“Dobbiamo riconoscere che non ci siamo sempre comportati bene in passato: dovremmo chiedere scusa“. In visita alla città di Amritsar, nello stato indiano del Punjab, il sindaco di origini pakistane di Londra, Sadiq Khan, ha chiesto al governo britannico di scusarsi per il massacro del 13 aprile del 1919. In quella occasione, infatti, i soldati inglesi (e le unità nepalesi), su ordine del generale Reginald Dyer, fecero fuoco senza alcun preavviso su una manifestazione a cui avevano preso parte migliaia di persone, a Jalianwalla Bagh, nel cuore della città.

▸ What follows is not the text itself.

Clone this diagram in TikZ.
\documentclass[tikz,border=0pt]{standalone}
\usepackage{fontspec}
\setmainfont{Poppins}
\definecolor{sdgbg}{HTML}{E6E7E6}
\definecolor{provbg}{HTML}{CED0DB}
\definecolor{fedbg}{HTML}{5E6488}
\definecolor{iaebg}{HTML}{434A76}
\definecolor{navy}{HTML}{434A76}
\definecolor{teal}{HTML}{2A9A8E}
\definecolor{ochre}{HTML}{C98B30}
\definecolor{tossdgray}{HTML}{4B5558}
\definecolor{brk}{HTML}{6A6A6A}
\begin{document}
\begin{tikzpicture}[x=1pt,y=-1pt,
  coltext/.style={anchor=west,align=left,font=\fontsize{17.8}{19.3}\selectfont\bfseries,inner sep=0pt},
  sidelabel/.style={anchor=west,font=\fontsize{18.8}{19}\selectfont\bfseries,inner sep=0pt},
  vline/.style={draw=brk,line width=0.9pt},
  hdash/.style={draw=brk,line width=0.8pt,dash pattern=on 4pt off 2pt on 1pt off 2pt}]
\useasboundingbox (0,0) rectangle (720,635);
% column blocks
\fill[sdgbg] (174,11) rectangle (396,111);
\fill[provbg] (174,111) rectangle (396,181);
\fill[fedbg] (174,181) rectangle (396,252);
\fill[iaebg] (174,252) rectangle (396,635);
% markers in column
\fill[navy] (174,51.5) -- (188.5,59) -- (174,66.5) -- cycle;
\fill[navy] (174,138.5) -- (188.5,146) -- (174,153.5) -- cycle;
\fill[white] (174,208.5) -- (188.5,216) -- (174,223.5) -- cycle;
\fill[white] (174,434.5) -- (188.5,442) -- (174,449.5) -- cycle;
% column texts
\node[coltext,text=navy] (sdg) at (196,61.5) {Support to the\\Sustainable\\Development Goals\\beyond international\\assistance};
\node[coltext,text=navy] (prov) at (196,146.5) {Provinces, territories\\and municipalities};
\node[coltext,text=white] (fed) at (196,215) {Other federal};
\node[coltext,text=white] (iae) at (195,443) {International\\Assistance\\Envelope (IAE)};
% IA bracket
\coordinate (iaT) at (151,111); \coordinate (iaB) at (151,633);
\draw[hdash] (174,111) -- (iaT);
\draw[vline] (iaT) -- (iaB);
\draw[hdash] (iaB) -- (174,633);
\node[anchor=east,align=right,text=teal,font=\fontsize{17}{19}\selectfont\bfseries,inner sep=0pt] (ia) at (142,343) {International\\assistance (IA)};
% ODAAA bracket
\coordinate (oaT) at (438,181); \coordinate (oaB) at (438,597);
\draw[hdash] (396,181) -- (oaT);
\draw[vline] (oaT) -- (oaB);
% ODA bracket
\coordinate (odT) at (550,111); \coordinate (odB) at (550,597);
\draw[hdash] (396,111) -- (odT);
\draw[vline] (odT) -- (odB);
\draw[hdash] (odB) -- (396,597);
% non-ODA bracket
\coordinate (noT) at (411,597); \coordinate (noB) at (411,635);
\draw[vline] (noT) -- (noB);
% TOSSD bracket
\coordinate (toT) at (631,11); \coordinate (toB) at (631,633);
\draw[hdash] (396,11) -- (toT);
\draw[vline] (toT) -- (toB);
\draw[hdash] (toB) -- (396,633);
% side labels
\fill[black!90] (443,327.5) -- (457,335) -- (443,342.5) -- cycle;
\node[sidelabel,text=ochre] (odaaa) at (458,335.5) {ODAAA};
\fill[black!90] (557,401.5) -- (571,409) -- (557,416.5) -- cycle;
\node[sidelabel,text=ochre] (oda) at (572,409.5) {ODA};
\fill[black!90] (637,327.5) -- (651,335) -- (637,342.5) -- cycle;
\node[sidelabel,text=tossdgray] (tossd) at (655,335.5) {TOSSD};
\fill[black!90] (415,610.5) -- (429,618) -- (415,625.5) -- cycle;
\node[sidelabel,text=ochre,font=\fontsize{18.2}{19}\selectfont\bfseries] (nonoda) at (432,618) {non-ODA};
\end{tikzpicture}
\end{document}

La protesta faceva seguito ad altre dure contestazioni seguite al “Rowlatt Act“, attraverso il quale il governo della Corona rendeva stabili alcune misure d’emergenza introdotte con lo scoppio della prima guerra mondiale e che limitavano le libertà nell’allora colonia dell’Impero Britannico.
Proprio il raduno, avvenuto in occasione di un comizio in un parco praticamente circondato da mura su ogni lato, infrangendo il divieto severo di riunirsi, diede così adito all’esercito di impedirne lo svolgimento con la forza. Fu un massacro. Per dieci minuti i militari spararono sulla folla inerme: quasi quattrocento i morti, poco meno di milleduecento i feriti.
Traditi dopo la partecipazione allo sforzo bellico, gli indiani seguirono così Ghandi nella sua rivoluzione non violenta che li portò all’indipendenza. “Una delle cose belle di Londra”, ha aggiunto il primo cittadino della capitale inglese, “è che cristiani, ebrei, musulmani, induisti e sikh vivono insieme pacificamente, rispettandosi a vicenda”. Del resto, il massacro di Amritsar non è certo l’unica nefandezza nella storia di quell’impero, responsabile anche dell’invenzione dei campi di concentramento in Sud Africa. Eppure, con la vittoria nella seconda guerra mondiale proprio loro hanno contribuito a fare del fascismo il male assoluto, lasciando tutto il resto alle pagine di cronaca della storia.